A colleague for the Paragon dev team IMed me asking what the EnvQueryManager is and sent me this image:
The number marked in red is the single call cost in milliseconds. Yeah, it’s pretty high. It’s enormous in fact! With EQS supporting time slicing I knew this had to be a bug so I’ve started digging. By looking at the code my hunch was that the unexpected cost was related to the new-ish EQS profiling functionality since time it takes is not included in the loop’s time budget. So I’ve added stats to the EQS debugger functions to confirm my hunch. Here’s what I gotten:
The last column is the call count within a frame.. I’m pretty sure we’re not suppose to try to log over 600k queries a tick ;)

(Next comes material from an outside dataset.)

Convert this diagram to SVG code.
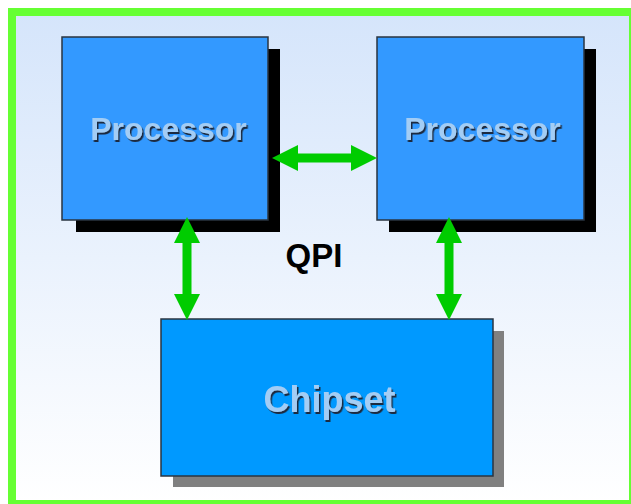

The core issue turned out to be us not accounting for EQS queries that have been aborted before the main EQS loop had been triggered. This way if we finished all active queries, and skipping the aborted ones, the loop “thought” there was still some more work to do, up until it run out of time budget. Only thanks to a minor bug in EQS debugger’s usage (the fact that it can end up logging the same query multiple times after the query has finished) and it causing such a huge performance drop, the core, deeper EQS bug has been found. So, in essence, EQS Debugger uncovered and helped nail down the bug. Well done, EQSDebugger!